━━━ DATASET SECTION ━━━

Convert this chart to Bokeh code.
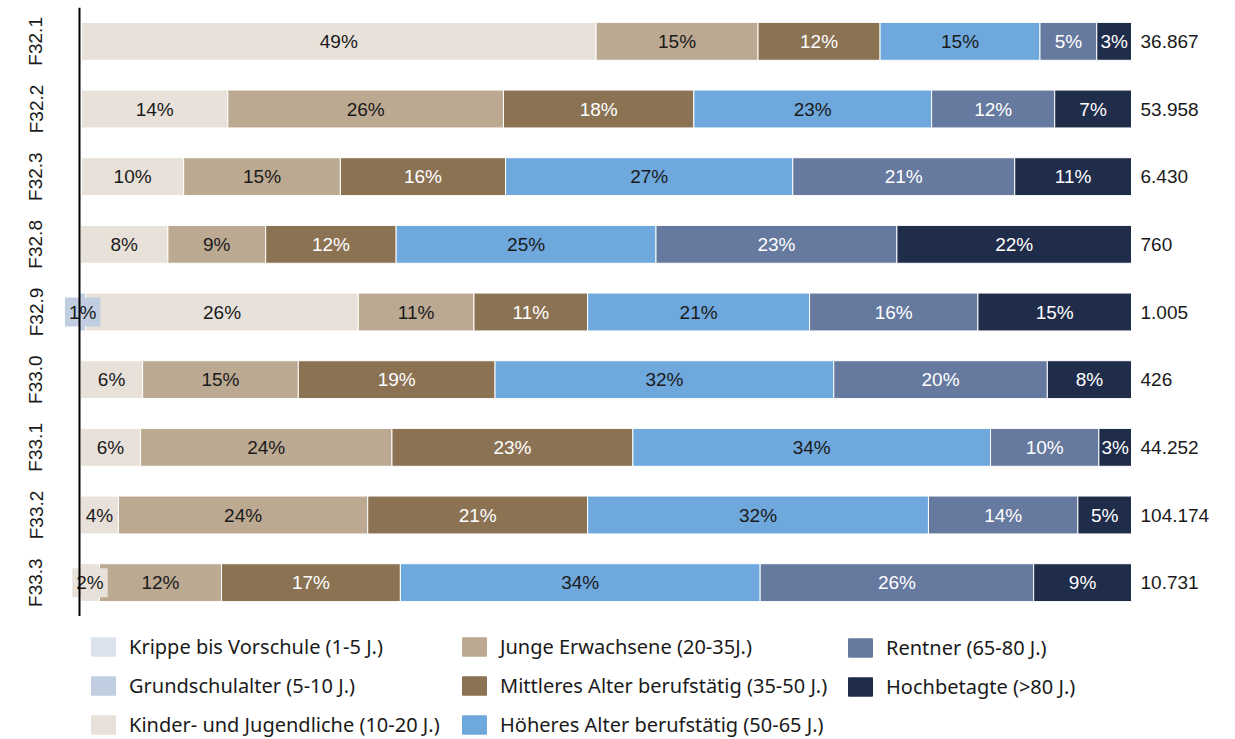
from bokeh.plotting import figure
from bokeh.layouts import column
from bokeh.models import ColumnDataSource, FactorRange, Range1d, Span, Legend, LegendItem
from bokeh.core.properties import value
from bokeh.embed import file_html
from bokeh.resources import INLINE

categories = ["F32.1", "F32.2", "F32.3", "F32.8", "F32.9", "F33.0", "F33.1", "F33.2", "F33.3"]
totals = ["36.867", "53.958", "6.430", "760", "1.005", "426", "44.252", "104.174", "10.731"]

series_names = [
    "Krippe bis Vorschule (1-5 J.)",
    "Grundschulalter (5-10 J.)",
    "Kinder- und Jugendliche (10-20 J.)",
    "Junge Erwachsene (20-35J.)",
    "Mittleres Alter berufstätig (35-50 J.)",
    "Höheres Alter berufstätig (50-65 J.)",
    "Rentner (65-80 J.)",
    "Hochbetagte (>80 J.)",
]
krippe = [0.1, 0.1, 0.1, 0.0, 0.0, 0.0, 0.0, 0.0, 0.0]
grundschule = [0.1, 0.1, 0.1, 0.1, 0.6, 0.1, 0.1, 0.1, 0.1]
kinder = [48.9, 13.9, 9.7, 8.3, 25.9, 5.9, 5.7, 3.6, 1.8]
junge = [15.4, 26.2, 14.9, 9.3, 11.0, 14.8, 23.9, 23.7, 11.6]
mittleres = [11.6, 18.1, 15.7, 12.4, 10.8, 18.7, 22.9, 20.9, 17.0]
hoeheres = [15.2, 22.6, 27.3, 24.7, 21.1, 32.2, 34.0, 32.4, 34.2]
rentner = [5.4, 11.7, 21.1, 22.9, 16.0, 20.3, 10.3, 14.2, 26.0]
hochbetagte = [3.3, 7.3, 11.1, 22.3, 14.6, 8.0, 3.1, 5.1, 9.3]

colors = ["#dbe3ee", "#c1cde0", "#e8e1da", "#bca992", "#8b7253", "#6fa8dc", "#66799f", "#1f2c4a"]
label_colors = ["#1a1a1a", "#1a1a1a", "#1a1a1a", "#1a1a1a", "#ffffff", "#1a1a1a", "#ffffff", "#ffffff"]

series = [krippe, grundschule, kinder, junge, mittleres, hoeheres, rentner, hochbetagte]
keys = ["s%d" % i for i in range(len(series))]

data = {"cat": categories, "total": totals}
for k, s in zip(keys, series):
    data[k] = s
source = ColumnDataSource(data)

PX = 10.52  # pixels per percent
FRAME_L = 58
x0 = -(79 - FRAME_L) / PX
x1 = x0 + (1233 - FRAME_L) / PX

p = figure(
    width=1235, height=616,
    y_range=FactorRange(factors=list(reversed(categories))),
    x_range=Range1d(x0, x1),
    output_backend="svg", toolbar_location=None,
    min_border_left=FRAME_L, min_border_right=2, min_border_top=7, min_border_bottom=0,
    outline_line_color=None,
)
p.xaxis.visible = False
p.xgrid.visible = False
p.ygrid.visible = False

renderers = p.hbar_stack(keys, y="cat", height=0.56, color=colors, source=source,
                         line_color="white", line_width=1)

# segment labels
big = {"x": [], "y": [], "t": [], "c": []}
small = {"x": [], "y": [], "t": [], "c": [], "bg": []}
for i, cat in enumerate(categories):
    left = 0.0
    for j, s in enumerate(series):
        v = s[i]
        if round(v) >= 1:
            txt = "%d%%" % round(v)
            mid = left + v / 2
            if v < 2.5:
                small["x"].append(mid); small["y"].append(cat); small["t"].append(txt)
                small["c"].append("#1a1a1a"); small["bg"].append(colors[j])
            else:
                big["x"].append(mid); big["y"].append(cat); big["t"].append(txt)
                big["c"].append(label_colors[j])
        left += v

p.text(x="x", y="y", text="t", text_color="c", source=ColumnDataSource(big),
       text_align="center", text_baseline="middle",
       text_font=value("Liberation Sans"), text_font_size="19px")
p.text(x="x", y="y", text="t", text_color="c", source=ColumnDataSource(small),
       text_align="center", text_baseline="middle",
       text_font=value("Liberation Sans"), text_font_size="19px",
       background_fill_color="bg", padding=4)

# totals
p.text(x=100, y="cat", text="total", source=source, x_offset=9,
       text_align="left", text_baseline="middle", text_color="#1a1a1a",
       text_font=value("Liberation Sans"), text_font_size="19px")

# axis
p.yaxis.axis_line_color = None
p.yaxis.major_tick_line_color = None
p.yaxis.minor_tick_line_color = None
p.yaxis.major_label_orientation = "vertical"
p.yaxis.major_label_standoff = 6
p.yaxis.major_label_text_font = "Liberation Sans"
p.yaxis.major_label_text_font_size = "19px"
p.yaxis.major_label_text_color = "#1a1a1a"
p.add_layout(Span(location=0, dimension="height", line_color="black", line_width=2))

# legend figure (frame aligned with main figure's frame)
lg = figure(width=1235, height=123, x_range=Range1d(0, 1), y_range=Range1d(0, 1),
            output_backend="svg", toolbar_location=None,
            min_border_left=0, min_border_right=0, min_border_top=0, min_border_bottom=0,
            outline_line_color=None)
lg.axis.visible = False
lg.grid.visible = False
dummy = [lg.hbar(y=[-50], left=[-60], right=[-59], height=0.5, color=c) for c in colors]

SPACING = 12
columns_items = [(0, 3, 30, 1), (3, 6, 401, 1), (6, 8, 787, 1 + 38.5)]
for a, b, vx, vy in columns_items:
    legend = Legend(
        items=[LegendItem(label=series_names[k], renderers=[dummy[k]]) for k in range(a, b)],
        location=(vx, vy), orientation="vertical",
        glyph_width=30, glyph_height=23, label_standoff=11, spacing=SPACING,
        label_height=23,
        label_text_font="Noto Sans", label_text_font_size="20px", label_text_color="#1a1a1a",
        border_line_color=None, background_fill_alpha=0, padding=0, margin=0,
    )
    lg.add_layout(legend, "center")

layout = column(p, lg, spacing=0)
open("out.html", "w").write(file_html(layout, INLINE))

━━━

Quote the material exactly. Pictures stay out.

• RIGHT ANSWER
Convert this chart to Bokeh code.
from bokeh.plotting import figure
from bokeh.layouts import column
from bokeh.models import ColumnDataSource, FactorRange, Range1d, Span, Legend, LegendItem
from bokeh.core.properties import value
from bokeh.embed import file_html
from bokeh.resources import INLINE

categories = ["F32.1", "F32.2", "F32.3", "F32.8", "F32.9", "F33.0", "F33.1", "F33.2", "F33.3"]
totals = ["36.867", "53.958", "6.430", "760", "1.005", "426", "44.252", "104.174", "10.731"]

series_names = [
    "Krippe bis Vorschule (1-5 J.)",
    "Grundschulalter (5-10 J.)",
    "Kinder- und Jugendliche (10-20 J.)",
    "Junge Erwachsene (20-35J.)",
    "Mittleres Alter berufstätig (35-50 J.)",
    "Höheres Alter berufstätig (50-65 J.)",
    "Rentner (65-80 J.)",
    "Hochbetagte (>80 J.)",
]
krippe = [0.1, 0.1, 0.1, 0.0, 0.0, 0.0, 0.0, 0.0, 0.0]
grundschule = [0.1, 0.1, 0.1, 0.1, 0.6, 0.1, 0.1, 0.1, 0.1]
kinder = [48.9, 13.9, 9.7, 8.3, 25.9, 5.9, 5.7, 3.6, 1.8]
junge = [15.4, 26.2, 14.9, 9.3, 11.0, 14.8, 23.9, 23.7, 11.6]
mittleres = [11.6, 18.1, 15.7, 12.4, 10.8, 18.7, 22.9, 20.9, 17.0]
hoeheres = [15.2, 22.6, 27.3, 24.7, 21.1, 32.2, 34.0, 32.4, 34.2]
rentner = [5.4, 11.7, 21.1, 22.9, 16.0, 20.3, 10.3, 14.2, 26.0]
hochbetagte = [3.3, 7.3, 11.1, 22.3, 14.6, 8.0, 3.1, 5.1, 9.3]

colors = ["#dbe3ee", "#c1cde0", "#e8e1da", "#bca992", "#8b7253", "#6fa8dc", "#66799f", "#1f2c4a"]
label_colors = ["#1a1a1a", "#1a1a1a", "#1a1a1a", "#1a1a1a", "#ffffff", "#1a1a1a", "#ffffff", "#ffffff"]

series = [krippe, grundschule, kinder, junge, mittleres, hoeheres, rentner, hochbetagte]
keys = ["s%d" % i for i in range(len(series))]

data = {"cat": categories, "total": totals}
for k, s in zip(keys, series):
    data[k] = s
source = ColumnDataSource(data)

PX = 10.52  # pixels per percent
FRAME_L = 58
x0 = -(79 - FRAME_L) / PX
x1 = x0 + (1233 - FRAME_L) / PX

p = figure(
    width=1235, height=616,
    y_range=FactorRange(factors=list(reversed(categories))),
    x_range=Range1d(x0, x1),
    output_backend="svg", toolbar_location=None,
    min_border_left=FRAME_L, min_border_right=2, min_border_top=7, min_border_bottom=0,
    outline_line_color=None,
)
p.xaxis.visible = False
p.xgrid.visible = False
p.ygrid.visible = False

renderers = p.hbar_stack(keys, y="cat", height=0.56, color=colors, source=source,
                         line_color="white", line_width=1)

# segment labels
big = {"x": [], "y": [], "t": [], "c": []}
small = {"x": [], "y": [], "t": [], "c": [], "bg": []}
for i, cat in enumerate(categories):
    left = 0.0
    for j, s in enumerate(series):
        v = s[i]
        if round(v) >= 1:
            txt = "%d%%" % round(v)
            mid = left + v / 2
            if v < 2.5:
                small["x"].append(mid); small["y"].append(cat); small["t"].append(txt)
                small["c"].append("#1a1a1a"); small["bg"].append(colors[j])
            else:
                big["x"].append(mid); big["y"].append(cat); big["t"].append(txt)
                big["c"].append(label_colors[j])
        left += v

p.text(x="x", y="y", text="t", text_color="c", source=ColumnDataSource(big),
       text_align="center", text_baseline="middle",
       text_font=value("Liberation Sans"), text_font_size="19px")
p.text(x="x", y="y", text="t", text_color="c", source=ColumnDataSource(small),
       text_align="center", text_baseline="middle",
       text_font=value("Liberation Sans"), text_font_size="19px",
       background_fill_color="bg", padding=4)

# totals
p.text(x=100, y="cat", text="total", source=source, x_offset=9,
       text_align="left", text_baseline="middle", text_color="#1a1a1a",
       text_font=value("Liberation Sans"), text_font_size="19px")

# axis
p.yaxis.axis_line_color = None
p.yaxis.major_tick_line_color = None
p.yaxis.minor_tick_line_color = None
p.yaxis.major_label_orientation = "vertical"
p.yaxis.major_label_standoff = 6
p.yaxis.major_label_text_font = "Liberation Sans"
p.yaxis.major_label_text_font_size = "19px"
p.yaxis.major_label_text_color = "#1a1a1a"
p.add_layout(Span(location=0, dimension="height", line_color="black", line_width=2))

# legend figure (frame aligned with main figure's frame)
lg = figure(width=1235, height=123, x_range=Range1d(0, 1), y_range=Range1d(0, 1),
            output_backend="svg", toolbar_location=None,
            min_border_left=0, min_border_right=0, min_border_top=0, min_border_bottom=0,
            outline_line_color=None)
lg.axis.visible = False
lg.grid.visible = False
dummy = [lg.hbar(y=[-50], left=[-60], right=[-59], height=0.5, color=c) for c in colors]

SPACING = 12
columns_items = [(0, 3, 30, 1), (3, 6, 401, 1), (6, 8, 787, 1 + 38.5)]
for a, b, vx, vy in columns_items:
    legend = Legend(
        items=[LegendItem(label=series_names[k], renderers=[dummy[k]]) for k in range(a, b)],
        location=(vx, vy), orientation="vertical",
        glyph_width=30, glyph_height=23, label_standoff=11, spacing=SPACING,
        label_height=23,
        label_text_font="Noto Sans", label_text_font_size="20px", label_text_color="#1a1a1a",
        border_line_color=None, background_fill_alpha=0, padding=0, margin=0,
    )
    lg.add_layout(legend, "center")

layout = column(p, lg, spacing=0)
open("out.html", "w").write(file_html(layout, INLINE))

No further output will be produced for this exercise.